How to Help Your Kids Profit From Their Collectibles

By Tom Ruggie, Published in Kiplinger,
May 1, 2023

How to Help Your Kids Profit From Their Collectibles

You’ve been a longtime collector, but the kids are more interested in comic books than your baseball cards. You can use your expertise to help them profit from their own collections — and strengthen your bonds.

Like many collectors, you’ve developed a deep knowledge about whatever it is you’ve collected over the years. And, if you’re like many collectors, your kids probably don’t share your passion.

That’s OK. They have their own collectibles, and you can use your expertise to help them get the most out of their passions.

Say you collect baseball cards. You might enjoy the chase of tracking down players for autographs. Maybe you even recognize certain players in public from hundreds of yards away. But your kids, especially when they’re young, might not want to spend hours at baseball conventions or spring training games. They might be more interested in kid collectibles like Funko Pops or limited-edition sneakers.

While you might not understand the attraction, you can pass on collecting best practices that will serve them well and strengthen your bonds. I’ve found this to be true with my kids. I love to collect autographed baseball cards, but my son was far more interested in Lego sets.

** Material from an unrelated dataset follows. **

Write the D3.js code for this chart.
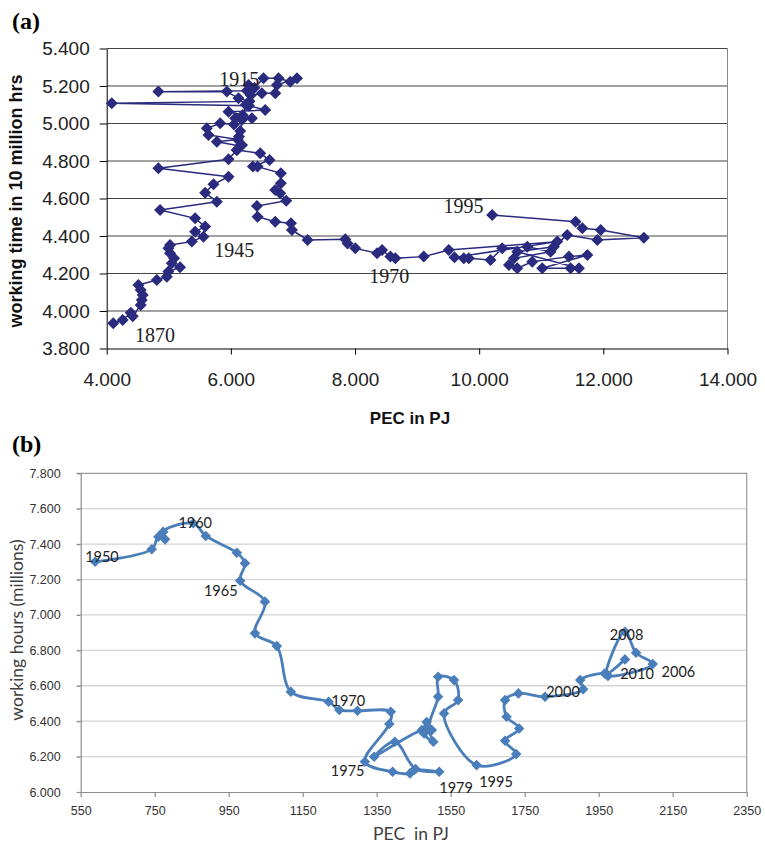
<!DOCTYPE html>
<html>
<head>
<meta charset="utf-8">
<script src="https://cdn.jsdelivr.net/npm/d3@7"></script>
<style>
  body { margin: 0; background: #fff; }
  svg { display: block; }
</style>
</head>
<body>
<div id="chart"></div>
<script>
// ---- panel (a): 1870 - 1995 ----
const pecA = [4106, 4258, 4387, 4420, 4548, 4565, 4581, 4548, 4510, 4807, 4968, 4994, 5182, 5048, 5086, 5021, 4994, 5021,
  5371, 5558, 5424, 5586, 5424, 4860, 5774, 5586, 5720, 5962, 4832, 5962,
  6097, 6150, 5774, 6110, 5640, 5613, 5828, 6050, 6070, 6339, 6190, 5962, 6553, 6290, 4081, 6300, 6123,
  5936, 4832, 6258, 6284, 6380, 6526, 6768, 6957, 7065, 6742, 6715, 6500, 6320, 6240, 6180, 6150, 6130, 6180, 6097,
  6473, 6623, 6355, 6430, 6806, 6806, 6715, 6795, 6892, 6420, 6430, 6715, 6968, 6984, 7236, 7844, 7880, 8005, 8355,
  8436, 8570, 8650, 9107, 9510, 11258, 9602, 9752, 9833, 10182, 10371, 10775, 11150, 10560, 10479, 10613, 10855,
  11445, 11743, 11016, 11472, 11607, 10613, 11203, 11418, 11903, 12652, 11957, 11662, 11553, 10210];
const workA = [3.934, 3.952, 3.991, 3.972, 4.032, 4.059, 4.085, 4.112, 4.139, 4.165, 4.183, 4.210, 4.233, 4.254, 4.281, 4.308, 4.334, 4.352,
  4.370, 4.396, 4.423, 4.450, 4.494, 4.539, 4.583, 4.631, 4.676, 4.716, 4.761, 4.809,
  4.859, 4.880, 4.903, 4.915, 4.939, 4.974, 5.001, 4.995, 5.028, 5.028, 5.045, 5.063, 5.072, 5.095, 5.108, 5.118, 5.134,
  5.170, 5.170, 5.175, 5.205, 5.190, 5.241, 5.241, 5.223, 5.241, 5.205, 5.161, 5.161, 5.150, 5.100, 5.020, 4.960, 4.930, 4.885, 4.859,
  4.841, 4.805, 4.770, 4.770, 4.734, 4.681, 4.645, 4.628, 4.588, 4.560, 4.503, 4.476, 4.468, 4.432, 4.379, 4.382, 4.360, 4.334, 4.308,
  4.325, 4.290, 4.281, 4.290, 4.325, 4.370, 4.286, 4.281, 4.281, 4.272, 4.334, 4.343, 4.316, 4.281, 4.245, 4.228, 4.263,
  4.290, 4.299, 4.228, 4.228, 4.228, 4.316, 4.343, 4.405, 4.379, 4.391, 4.432, 4.441, 4.476, 4.512];
const yearTextA = ["1915", "1945", "1870", "1970", "1995"];
const yearPecA = [5811, 5731, 4456, 8231, 9425];
const yearWorkA = [5.200, 4.288, 3.836, 4.149, 4.523];
const xTicksA = [4000, 6000, 8000, 10000, 12000, 14000];
const xTickTextA = ["4.000", "6.000", "8.000", "10.000", "12.000", "14.000"];
const yTicksA = [3.8, 4.0, 4.2, 4.4, 4.6, 4.8, 5.0, 5.2, 5.4];
const yTickTextA = ["3.800", "4.000", "4.200", "4.400", "4.600", "4.800", "5.000", "5.200", "5.400"];

// ---- panel (b): 1950 - 2010 ----
const pecB = [589, 742, 760, 778, 773, 854, 888, 972, 994, 981, 1048, 1021, 1080, 1118, 1220, 1249, 1298, 1388, 1384, 1318,
  1393, 1440, 1451, 1519, 1455, 1399, 1343, 1472, 1499, 1485, 1478, 1503, 1490, 1516, 1516, 1559, 1570, 1532, 1620,
  1727, 1697, 1735, 1701, 1697, 1733, 1805, 1908, 1900, 1966, 1975, 2096, 2051, 2021, 1971, 2021];
const hoursB = [7.300, 7.371, 7.442, 7.427, 7.470, 7.518, 7.446, 7.351, 7.292, 7.193, 7.075, 6.896, 6.824, 6.566, 6.510, 6.463, 6.459, 6.453, 6.384, 6.171,
  6.114, 6.105, 6.124, 6.114, 6.130, 6.284, 6.199, 6.350, 6.350, 6.395, 6.330, 6.284, 6.360, 6.538, 6.651, 6.632, 6.519, 6.444, 6.152,
  6.214, 6.289, 6.359, 6.425, 6.519, 6.557, 6.538, 6.580, 6.632, 6.669, 6.655, 6.723, 6.786, 6.905, 6.668, 6.749];
const yearTextB = ["1950", "1960", "1965", "1970", "1975", "1979", "1995", "2000", "2008", "2010", "2006"];
const yearPecB = [562, 814, 883, 1228, 1226, 1519, 1627, 1808, 1980, 2008, 2120];
const yearHoursB = [7.301, 7.491, 7.107, 6.483, 6.090, 5.994, 6.030, 6.539, 6.858, 6.638, 6.652];
const xTicksB = [550, 750, 950, 1150, 1350, 1550, 1750, 1950, 2150, 2350];
const xTickTextB = ["550", "750", "950", "1150", "1350", "1550", "1750", "1950", "2150", "2350"];
const yTicksB = [6.0, 6.2, 6.4, 6.6, 6.8, 7.0, 7.2, 7.4, 7.6, 7.8];
const yTickTextB = ["6.000", "6.200", "6.400", "6.600", "6.800", "7.000", "7.200", "7.400", "7.600", "7.800"];

const width = 765;
const height = 843;

const svg = d3.select("#chart")
  .append("svg")
  .attr("width", width)
  .attr("height", height);

const diamond = size => d3.symbol(d3.symbolSquare, size)();

// ================= (a) =================
const xA = d3.scaleLinear().domain([4000, 14000]).range([106.7, 727.5]);
const yA = d3.scaleLinear().domain([3.8, 5.4]).range([348.5, 48.5]);
const gA = svg.append("g").attr("font-family", "'Liberation Sans', Arial, sans-serif");

gA.append("g")
  .selectAll("line")
  .data(yTicksA.slice(1))
  .join("line")
  .attr("x1", xA(4000)).attr("x2", xA(14000))
  .attr("y1", d => yA(d)).attr("y2", d => yA(d))
  .attr("stroke", "#444").attr("stroke-width", 1.2);

gA.append("line")
  .attr("x1", xA(14000)).attr("x2", xA(14000))
  .attr("y1", yA(5.4)).attr("y2", yA(3.8))
  .attr("stroke", "#888").attr("stroke-width", 1);

const xAxisA = d3.axisBottom(xA)
  .tickValues(xTicksA)
  .tickFormat((d, i) => xTickTextA[i])
  .tickSize(6).tickSizeOuter(0).tickPadding(18);
gA.append("g")
  .attr("transform", `translate(0,${yA(3.8)})`)
  .call(xAxisA)
  .call(g => g.selectAll("text").attr("font-size", 19).attr("fill", "#222").attr("font-family", null))
  .call(g => g.selectAll("line,path").attr("stroke", "#000"));

const yAxisA = d3.axisLeft(yA)
  .tickValues(yTicksA)
  .tickFormat((d, i) => yTickTextA[i])
  .tickSize(7).tickSizeOuter(0).tickPadding(10);
gA.append("g")
  .attr("transform", `translate(${xA(4000)},0)`)
  .call(yAxisA)
  .call(g => g.selectAll("text").attr("font-size", 19).attr("fill", "#222").attr("font-family", null))
  .call(g => g.selectAll("line,path").attr("stroke", "#000"));

const lineA = d3.line()
  .x(i => xA(pecA[i]))
  .y(i => yA(workA[i]));

gA.append("path")
  .attr("d", lineA(d3.range(pecA.length)))
  .attr("fill", "none")
  .attr("stroke", "#2a2a7e")
  .attr("stroke-width", 1.5);

gA.append("g")
  .selectAll("path")
  .data(d3.range(pecA.length))
  .join("path")
  .attr("d", diamond(72))
  .attr("transform", i => `translate(${xA(pecA[i])},${yA(workA[i])}) rotate(45)`)
  .attr("fill", "#2a2a7e");

gA.append("g")
  .selectAll("text")
  .data(yearTextA)
  .join("text")
  .attr("x", (d, i) => xA(yearPecA[i]))
  .attr("y", (d, i) => yA(yearWorkA[i]))
  .attr("font-family", "'Liberation Serif', 'Times New Roman', serif")
  .attr("font-size", 20)
  .attr("fill", "#222")
  .text(d => d);

gA.append("text")
  .attr("transform", "translate(22,201) rotate(-90)")
  .attr("text-anchor", "middle")
  .attr("font-weight", "bold")
  .attr("font-size", 18)
  .attr("fill", "#111")
  .text("working time in 10 million hrs");

gA.append("text")
  .attr("x", 410).attr("y", 424)
  .attr("text-anchor", "middle")
  .attr("font-weight", "bold")
  .attr("font-size", 17)
  .attr("fill", "#111")
  .text("PEC in PJ");

svg.append("text")
  .attr("x", 12).attr("y", 29)
  .attr("font-family", "'Liberation Serif', 'Times New Roman', serif")
  .attr("font-weight", "bold")
  .attr("font-size", 24)
  .text("(a)");

// ================= (b) =================
const xB = d3.scaleLinear().domain([550, 2350]).range([80.7, 746.7]);
const yB = d3.scaleLinear().domain([6.0, 7.8]).range([792, 473.3]);
const gB = svg.append("g").attr("font-family", "Lato, 'Open Sans', sans-serif");

gB.append("g")
  .selectAll("line")
  .data(yTicksB.slice(1, -1))
  .join("line")
  .attr("x1", xB(550) - 4).attr("x2", xB(2350))
  .attr("y1", d => yB(d)).attr("y2", d => yB(d))
  .attr("stroke", "#d4d4d4").attr("stroke-width", 1.3);

gB.append("path")
  .attr("d", `M${xB(550) - 4},${yB(7.8)}H${xB(2350)}V${yB(6.0)}`)
  .attr("fill", "none")
  .attr("stroke", "#9a9a9a").attr("stroke-width", 1.2);

const xAxisB = d3.axisBottom(xB)
  .tickValues(xTicksB)
  .tickFormat((d, i) => xTickTextB[i])
  .tickSize(5).tickSizeOuter(0).tickPadding(9);
gB.append("g")
  .attr("transform", `translate(0,${yB(6.0)})`)
  .call(xAxisB)
  .call(g => g.selectAll("text").attr("font-size", 12.5).attr("fill", "#333").attr("font-family", null))
  .call(g => g.selectAll("line,path").attr("stroke", "#8c8c8c").attr("stroke-width", 1.2));

const yAxisB = d3.axisLeft(yB)
  .tickValues(yTicksB)
  .tickFormat((d, i) => yTickTextB[i])
  .tickSize(4).tickSizeOuter(0).tickPadding(16);
gB.append("g")
  .attr("transform", `translate(${xB(550)},0)`)
  .call(yAxisB)
  .call(g => g.selectAll("text").attr("font-size", 12.5).attr("fill", "#333").attr("font-family", null))
  .call(g => g.selectAll("line,path").attr("stroke", "#8c8c8c").attr("stroke-width", 1.2));

const lineB = d3.line()
  .x(i => xB(pecB[i]))
  .y(i => yB(hoursB[i]))
  .curve(d3.curveCatmullRom.alpha(0.5));

gB.append("path")
  .attr("d", lineB(d3.range(pecB.length)))
  .attr("fill", "none")
  .attr("stroke", "#4a7ebb")
  .attr("stroke-width", 2.8);

gB.append("g")
  .selectAll("path")
  .data(d3.range(pecB.length))
  .join("path")
  .attr("d", diamond(56))
  .attr("transform", i => `translate(${xB(pecB[i])},${yB(hoursB[i])}) rotate(45)`)
  .attr("fill", "#4a7ebb");

gB.append("g")
  .selectAll("text")
  .data(yearTextB)
  .join("text")
  .attr("x", (d, i) => xB(yearPecB[i]))
  .attr("y", (d, i) => yB(yearHoursB[i]))
  .attr("font-size", 14.5)
  .attr("fill", "#222")
  .text(d => d);

gB.append("text")
  .attr("transform", "translate(23,630) rotate(-90)")
  .attr("text-anchor", "middle")
  .attr("font-size", 17.5)
  .attr("fill", "#404040")
  .text("working hours (millions)");

gB.append("text")
  .attr("x", 411).attr("y", 840)
  .attr("text-anchor", "middle")
  .attr("font-size", 17.5)
  .attr("fill", "#404040")
  .attr("xml:space", "preserve")
  .style("white-space", "pre")
  .text("PEC  in PJ");

svg.append("text")
  .attr("x", 12).attr("y", 452)
  .attr("font-family", "'Liberation Serif', 'Times New Roman', serif")
  .attr("font-weight", "bold")
  .attr("font-size", 24)
  .text("(b)");
</script>
</body>
</html>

It doesn’t matter what you or your kids collect. Finding common ground in your passion can build a bridge between generations, leading to closer relationships. It’s also practical: When it’s time for your kids to inherit your property, they’ll know where everything is, how it’s categorized, where it’s insured and so on. They’re not going to maintain your collection, but they’ll be informed when it comes time to deal with it. (To learn more about making it easier for them when the time comes, read my article Estate Planning for Memorabilia Collectors: Don’t Leave Your Family in the Lurch.)

How to Go About It

One way to encourage the collecting bug — as well as teach good practices — is to be open about how your collection has increased in value over time. (Or not increased.) It can be eye-opening for them to discover, for example, that a single baseball card could pay for a house.

Even if they don’t care about the items you’ve gathered, chances are they respect your financial acumen and investment experience. Having a conversation like that may spark curiosity and lead to more discussions about how to track value and what an item or collection might be worth in the future. Online auction catalogs, such as Heritage Auctions or Robert Edward Auctions, are great places to see what’s hot and may also yield some surprises. Who in the 1980s thought VHS tapes would be collectors’ items?

An item’s value is tied to its condition. That’s something else you can teach your kids: Take care of things. It might pay off. Maybe your 25-year-old has some old Pokémon cards lying around that are now worth hundreds of dollars. That’s a great example of how collecting works.

Collecting also provides the opportunity to discuss the difference between a purchase and an investment. The Beanie Babies craze is a good example: Those stuffed dolls didn’t turn out to be good investments, but people were passionate about their Beanie Babies, so they may have been worthwhile purchases for them anyway. The message there is: If you’re passionate about something, embrace it, but be clear-eyed about why you’re collecting it.

The Best of Both Worlds

Collecting something you’re not passionate about is risky. If the investment doesn’t pay off, you’ll have lost money and be stuck with something you don’t care about — like 200 rookie cards of a baseball player you thought might be the next Mickey Mantle.

When you can buy something you love that also has investment potential, it’s the best of both worlds.

As with any investment, it’s wise not to expect too much. It’s an important message for your kids. It’s a rude awakening to learn that an asset you thought was a solid investment isn’t worth much now due to changing trends, its condition or other reasons.

The social component of collecting is another major point to pass along; it might even help your kids in their careers. If you’re passionate about something, you love to talk about it. You engage with people around your shared interests — and they may end up helping you in your career along the way. It’s the best form of lead generation. If you can do something you enjoy and it happens to be profitable, all the better.

Different things resonate with different generations. My son wanted to attend Comic-Con, a huge convention for comic book enthusiasts’ collectors. While I wouldn’t normally have an interest in comic books, we attended together and shared a wonderful experience focused on his passion, versus my own.

Even the world of sports memorabilia is changing, with NFTs becoming part of the market. While those might be risky, the trend has brought new collectors into the fold. If your kids are showing an interest, there’s a good chance you’ll learn something from them.

If you’re lucky, your kids will share your passion. But they probably won’t. All the better. Take this opportunity to let them teach you something new. While you’re squeezing in some lessons about baseball cards — and learning about classic cars — you’ll be building a lasting bond.